Benin relies heavily on its agricultural sector for both economic development and food security. The country’s agricultural workers remain challenged by the lack of modern farming technology, poor soil and inadequate means of storing and processing food. The precarious position in which many rural communities are put as a result of these obstacles is only worsened by adverse weather conditions such as recurring droughts and floods and high food prices. Approximately 33.6 percent of households in Benin are food insecure, and 45 percent of children under the age of five suffer from chronic malnutrition.
In addition to relying on agriculture, about 20 percent of Benin’s GDP relies on re-export and transit trade with neighboring Nigeria. Approximately 80 percent of Benin’s imports will be re-exported to Nigeria through the informal cross-border trade the countries share. Because the re-exportation trade accounts for a quarter of the Beninese government’s revenue, events in Nigeria have the potential to severely impact Benin’s economy. Low growth rates in Nigeria can also have an indirect effect on Benin.

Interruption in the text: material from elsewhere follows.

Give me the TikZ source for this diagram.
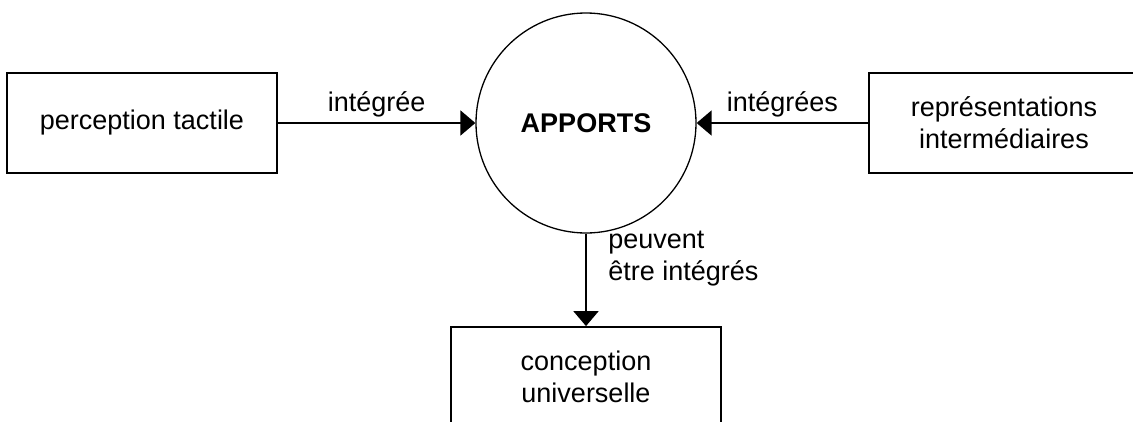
\documentclass[tikz,border=0pt]{standalone}
\usepackage{fontspec}
\setmainfont{Liberation Sans}
\usetikzlibrary{arrows.meta,positioning}

\begin{document}
\begin{tikzpicture}[x=1pt, y=-1pt, ->, >={Triangle[length=15pt,width=25pt]}, line width=2pt,
  every node/.style={font=\fontsize{27}{32}\selectfont},
  box/.style={draw, line width=1.8pt, minimum width=270pt, minimum height=100pt, align=center},
  hub/.style={circle, draw, line width=1.3pt, minimum size=220pt}]
  \useasboundingbox (0,0) rectangle (1133,421);
  \node[hub] (Apports) at (586,123) {\textbf{APPORTS}};
  \node[box, left of=Apports, node distance=444pt] (Tactile) {perception tactile};
  \node[box, right of=Apports, node distance=418pt] (Inter) {représentations\\intermédiaires};
  \node[box, below of=Apports, node distance=254pt] (Universelle) {conception\\universelle};

  \path
    (Tactile) edge node [above, yshift=2pt] {intégrée} (Apports)
    (Inter) edge node [above, yshift=2pt] {intégrées} (Apports)
    (Apports) edge node [right, pos=0.27, xshift=18pt, align=left] {peuvent\\être intégrés} (Universelle);
\end{tikzpicture}
\end{document}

Besides the country’s economy, the causes of poverty in Benin can also be found in the inequitable distribution of health and education resources. On average, seven percent of public expenditure is allocated to the health sector and 23 percent to education. In some rural districts, though, school enrollment rates are under 50 percent. According to the World Bank, significant efforts to equitably distribute these resources across geographic areas would ensure greater effectiveness and efficiency in the management of both sectors.

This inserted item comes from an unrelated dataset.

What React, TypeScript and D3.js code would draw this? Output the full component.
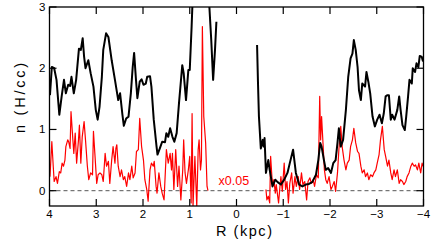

The significant gender equality gap in Benin must also be addressed. Between 2008 and 2012, approximately 54.9 percent of male youth between the ages of 15 and 24 were literate. During the same period of time, only 30.8 percent of female youth in the same age group were literate. Women also suffer from a lack of economic opportunities and are underrepresented in high-level decision-making positions. Despite this, about 28 percent of female-headed households experience poverty, compared to the 38 percent of male-headed households that experience poverty.
This is why one of the organizations that works in Benin, the Cooperative for Assistance and Relief Everywhere (CARE), has made both accessible education and the empowerment of women and girls two of its key objectives in the country.
“CARE incorporates leadership skills development … transferable skills … adolescent sexual and reproductive health, information communication and technology … and economic empowerment interventions into its programming,” stated CARE Senior Technical Advisor for Education Katherine Begley in an interview with The Borgen Project. Begley went on to add that these skills, when coupled with high-quality education, give adolescents the ability to make informed decisions in school, work and life.
In December 2016, the Beninese government adopted a new development plan aimed at improving productivity and living conditions. With a focus put on reducing the causes of poverty in Benin and promoting inclusive prosperity through education and economic opportunities, the country may see an improvement in the severity of poverty in the years ahead.